September 8, 2014 by Canadian Underwriter
Aon Benfield released Monday financial data for its aggregate of 31 global reinsurers, reporting the combined ratio was 90.3% in the first half of 2014, up 0.4 points from the first six months of 2013, while gross written premiums were $128 billion, up 17% from the same period in 2013. All figures are in United States dollars.
The Aon Benfield Aggregate (ABA) covers the reported results, for six months, of 31 major reinsurers worldwide. It includes 29 publicly-listed holding companies (which Aon Benfield calls the “listed ABA”) and two subsidiaries of Berkshire Hathaway Inc. – the National Indemnity Company (NICO) of Omaha, Neb. and General Reinsurance Corp. of Stamford, Conn.
Aon Benfield is the reinsurance broking arm of London-based Aon plc.
The cat loss ratio in the first half of 2014, for the listed ABA, was 3.6%, down from 5.4% in the same period in 2014.
Aon Benfield noted in its latest aggregate report that NICO had “entered into a significant intra-group reinsurance transaction with GEICO Group effective January 1, 2014, which has had a material impact on its reported results.” So many of the figures used the listed ABA, in order to “provide a more meaningful picture of the sector’s underlying performance.”
For the listed ABA, the attritional loss ratio was 58.8% (up from 57.6% in the first six months of 2013). The expense ratio was 31.4% and the prior year reserve adjustment was -3./5%.
“Reported catastrophe losses were significantly reduced relative to the prior year period and well below the long-term average,” Aon Benfield stated of the first half of this year. “Underlying trends were negative, as weakening pricing and business mix changes, particularly a shift towards longer-tail proportional contracts, impacted attritional loss and expense ratios. In addition, the support from the favourable development of prior year reserves was reduced, partly influenced by deterioration of the Costa Concordia loss.”
Total premiums written by the ABA rose by 13% year over year, to $171 billion in the first half of 2014, Aon Benfield reported. The portion related to property & casualty rose by 17%, from $108.9 billion in the first half of 2013 to $128 billion in the first half of 2014. Excluding General Re and NICO, p&c premiums rose only 4% year over year, from $104.8 billion in the first six months of 2013, to $109 billion in the first half of this year.

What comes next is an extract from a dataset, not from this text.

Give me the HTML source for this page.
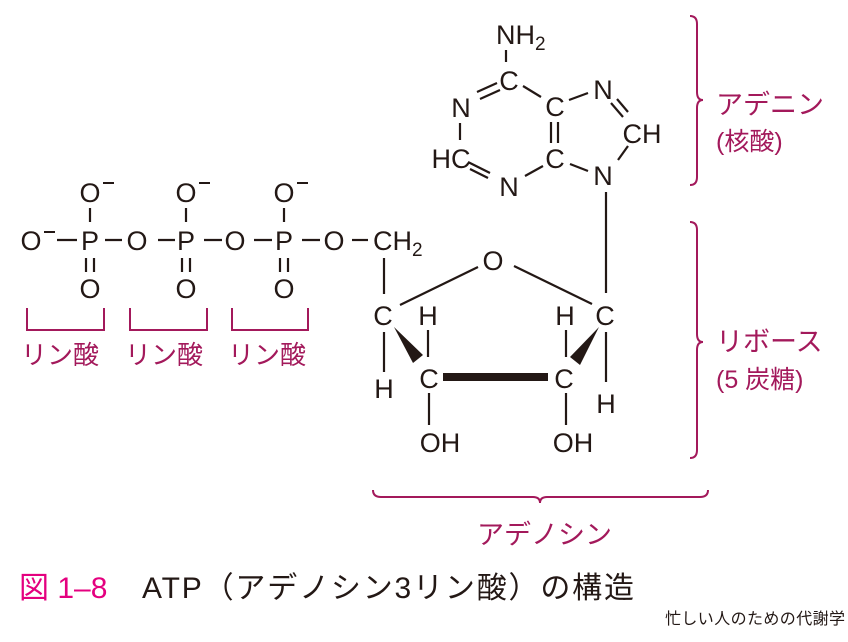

The p&c underwriting profit, for the listed ABA, was $7.9 billion for the first half of 2014, unchanged from the first half of 2013. One-third of that – $2.6 billion – was from Swiss Re, ACE and Munich Re.
Aon Benfield estimated global reinsurer capital at $570 billion as of June 30, 2014, of which $511 billion was in “traditional” capital and $59 billion was in “alternative” capital. At the end of 2013, global reinsurer capital was $540 billion, of which $490 billion was traditional and $50 billion was alternative capital.
“The involvement of capital market investors in the reinsurance sector through non-equity participations continues to expand,” Aon Benfield noted. “This is evidenced by record levels of catastrophe bond issuance in the first half of 2014 (exceeding the prior year period by almost 50%), growth in fully collateralized placements, the establishment of new sidecar vehicles and the exploration of alternative business models by hedge fund managers.”